In July of 1843, 664 members of the Wyandotte Nation were moved from Ohio to Kansas. While camped along the Missouri River, illness went through the camp and 50 to 100 of the Wyandots died. Their bodies were carried across the river to the Kansas Territory, to a ridge which overlooked the Kansas and Missouri Rivers and Kansas City's Huron Indian Cemetery was established.
Later that year, the Wyandots were granted the land that included the ridge and it continued to by used as a cemetery. When the local members of the Wyandotte Nation were dissolved as a tribe and its members became American Citizens in 1855, the cemetery continued to be used. Four years later, the Town of Wyandot was incorporated and the Huron Cemetery was within its boundaries. This community would become part of Kansas City in Wyandotte County.
By the 1890s, the Huron Indian Cemetery was prime land and developers, wanting to purchase the cemetery land, negotiated with the Wyandotte Nation in Oklahoma. In 1906, the Secretary of the Interior was instructed to sell the land with the remains to be moved to the Quindaro Cemetery.

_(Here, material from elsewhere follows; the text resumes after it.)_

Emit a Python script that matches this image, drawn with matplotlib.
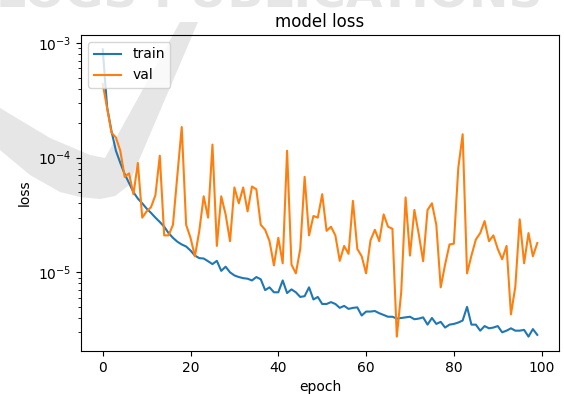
import numpy as np
import matplotlib
matplotlib.use('Agg')
import matplotlib.pyplot as plt
from matplotlib.patches import Polygon

# loss values, one per epoch (0..99)
train_loss = [
    8.8e-4, 2.75e-4, 1.7e-4, 1.15e-4, 9.0e-5, 7.2e-5, 6.0e-5, 5.0e-5, 4.4e-5, 4.0e-5,
    3.6e-5, 3.3e-5, 3.0e-5, 2.75e-5, 2.5e-5, 2.2e-5, 2.0e-5, 1.85e-5, 1.75e-5, 1.68e-5,
    1.55e-5, 1.4e-5, 1.33e-5, 1.32e-5, 1.25e-5, 1.18e-5, 1.26e-5, 1.03e-5, 1.12e-5, 1.0e-5,
    9.4e-6, 9.1e-6, 8.9e-6, 8.8e-6, 8.5e-6, 9.1e-6, 8.7e-6, 7.0e-6, 7.4e-6, 6.7e-6,
    6.7e-6, 8.5e-6, 6.6e-6, 7.1e-6, 6.7e-6, 6.1e-6, 6.2e-6, 7.4e-6, 5.8e-6, 6.1e-6,
    5.3e-6, 5.3e-6, 5.5e-6, 5.3e-6, 4.9e-6, 5.1e-6, 4.8e-6, 4.9e-6, 4.95e-6, 4.2e-6,
    4.55e-6, 4.55e-6, 4.6e-6, 4.4e-6, 4.25e-6, 4.1e-6, 4.1e-6, 3.95e-6, 4.0e-6, 4.05e-6,
    4.1e-6, 3.9e-6, 3.95e-6, 4.05e-6, 3.5e-6, 4.0e-6, 3.55e-6, 3.7e-6, 3.3e-6, 3.5e-6,
    3.55e-6, 3.65e-6, 3.8e-6, 5.0e-6, 3.5e-6, 3.5e-6, 3.1e-6, 3.4e-6, 3.25e-6, 3.3e-6,
    3.4e-6, 3.0e-6, 3.1e-6, 3.25e-6, 3.1e-6, 3.1e-6, 3.15e-6, 2.75e-6, 3.2e-6, 2.85e-6,
]
val_loss = [
    4.4e-4, 2.7e-4, 1.65e-4, 1.5e-4, 1.15e-4, 6.8e-5, 7.3e-5, 4.8e-5, 9.0e-5, 3.0e-5,
    3.4e-5, 3.7e-5, 4.7e-5, 1.04e-4, 2.1e-5, 2.1e-5, 2.6e-5, 7.0e-5, 1.85e-4, 2.6e-5,
    2.0e-5, 1.38e-5, 2.3e-5, 4.6e-5, 3.0e-5, 1.3e-4, 1.7e-5, 4.6e-5, 3.2e-5, 1.87e-5,
    5.5e-5, 4.0e-5, 5.5e-5, 3.4e-5, 5.6e-5, 5.3e-5, 2.6e-5, 2.35e-5, 1.87e-5, 1.15e-5,
    2.0e-5, 1.2e-5, 1.15e-4, 1.17e-5, 9.8e-6, 1.6e-5, 6.8e-5, 2.1e-5, 3.1e-5, 3.0e-5,
    4.8e-5, 2.3e-5, 2.5e-5, 2.1e-5, 1.26e-5, 1.7e-5, 1.45e-5, 4.2e-5, 1.6e-5, 1.38e-5,
    9.8e-6, 1.9e-5, 2.35e-5, 1.87e-5, 3.2e-5, 2.5e-5, 2.4e-5, 2.75e-6, 6.7e-6, 4.5e-5,
    1.4e-5, 3.5e-5, 2.15e-5, 1.25e-5, 3.5e-5, 4.0e-5, 2.6e-5, 7.4e-6, 1.17e-5, 1.75e-5,
    1.78e-5, 8.1e-5, 1.6e-4, 9.8e-6, 1.4e-5, 1.93e-5, 2.2e-5, 2.8e-5, 1.87e-5, 2.1e-5,
    1.6e-5, 1.3e-5, 1.7e-5, 4.3e-6, 7.5e-6, 2.9e-5, 1.2e-5, 2.2e-5, 1.38e-5, 1.8e-5,
]
epochs = np.arange(len(train_loss))

W, H = 564, 394
fig = plt.figure(figsize=(W / 100, H / 100), dpi=100)

# faint publisher watermark behind the plot
wm_color = '#e6e6e6'
check_px = [(0, 108), (50, 138), (90, 155), (105, 158), (180, 22), (198, 22),
            (128, 186), (115, 196), (100, 199), (80, 197), (60, 192), (30, 175), (0, 150)]
check = Polygon([(x / W, 1 - y / H) for x, y in check_px], closed=True,
                facecolor=wm_color, edgecolor='none', transform=fig.transFigure, zorder=-1)
fig.add_artist(check)
fig.text(-4 / W, 1 - 8 / H, 'LOGS PUBLICATIONS', color=wm_color, fontsize=34,
         fontweight='bold', ha='left', va='baseline', zorder=-1)

ax = fig.add_axes([81 / W, 1 - 351 / H, (559 - 81) / W, (351 - 35) / H])
ax.set_facecolor('none')
ax.plot(epochs, train_loss, label='train')
ax.plot(epochs, val_loss, label='val')
ax.set_yscale('log')
ax.set_title('model loss')
ax.set_ylabel('loss')
ax.set_xlabel('epoch')
ax.legend(loc='upper left')

fig.savefig('out.png', dpi=100)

The daughters of Andrew Syrenus Conley (who is buried in the cemetery) moved onto their family's burial ground, erected a small shelter that was nicknamed "Fort Conley," padlocked the gate, and posted a sign, "Trespass at Your Peril." They maintained a vigil for over 2 years and in 1909 Eliza (Lyda) Burton Conley became the first Native American woman admitted to argue a case before the U.S. Supreme Court. Although the court was sympathetic it didn't not rule in her favor.

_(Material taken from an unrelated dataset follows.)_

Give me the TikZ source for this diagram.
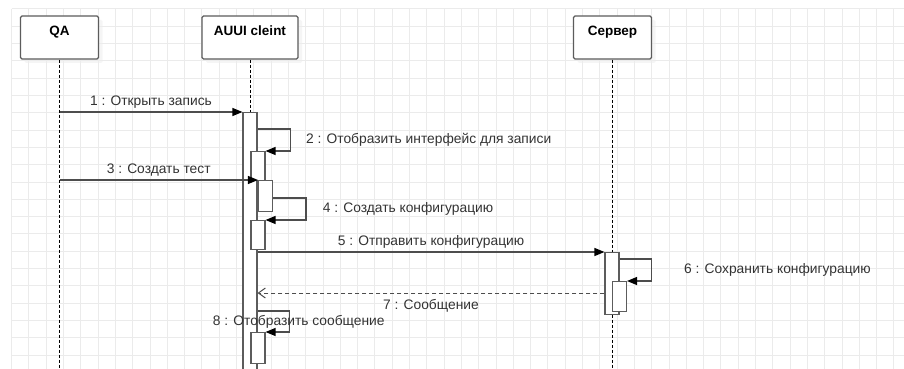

In 1913 Congress repealed the bill authorizing the sale of the Huron Indian Cemetery, but the dispute between those wanting to preserve the cemetery, and those wanting to develop the land continued year after year. One year Lyda Conley was arrested for shooting a policeman in the Huron Indian Cemetery. Even the placing of the Huron Indian Cemetery on the National Register of Historic Sites years later in 1971 didn't stop those wanting to exploit the land. Controversy continued until 1997 as the Wyandotte Nation of Oklahoma tried to turn the cemetery into a gambling place. There finally seems to be piece at the cemetery, as the Oklahoma Wyandottes have their 7th Street Casino in the adjacent former Scottish Rite Temple.

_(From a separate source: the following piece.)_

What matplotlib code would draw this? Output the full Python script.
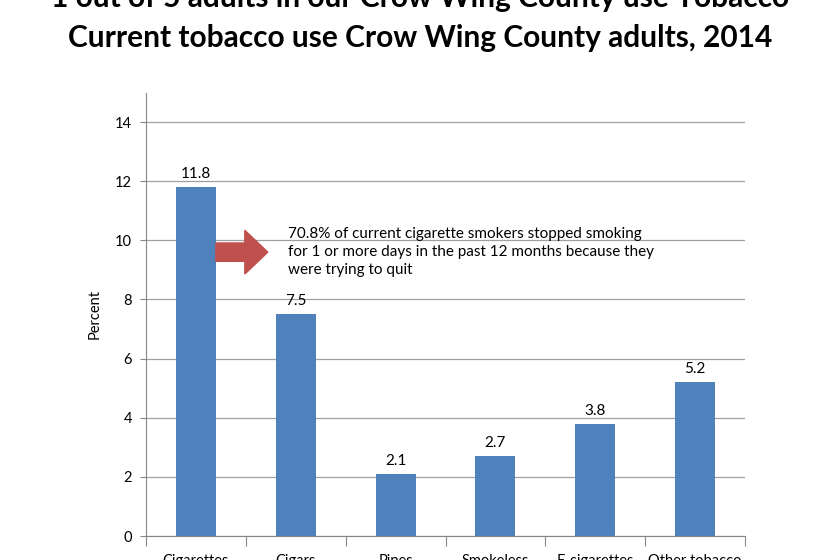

It is believed that there are over 400 bodies buried in Huron Indian Cemetery, though only a small number of the graves are marked. In 1991 the City of Kansas City Kansas, installed over 70 new grave markers, but the new markers and few remaining original grave markers continue to vandalized.
The Huron Indian Cemetery is open dawn to dusk. The grounds are attractive, but unkempt and vandalism continues. The neighborhood is one in which you may meet unusual people.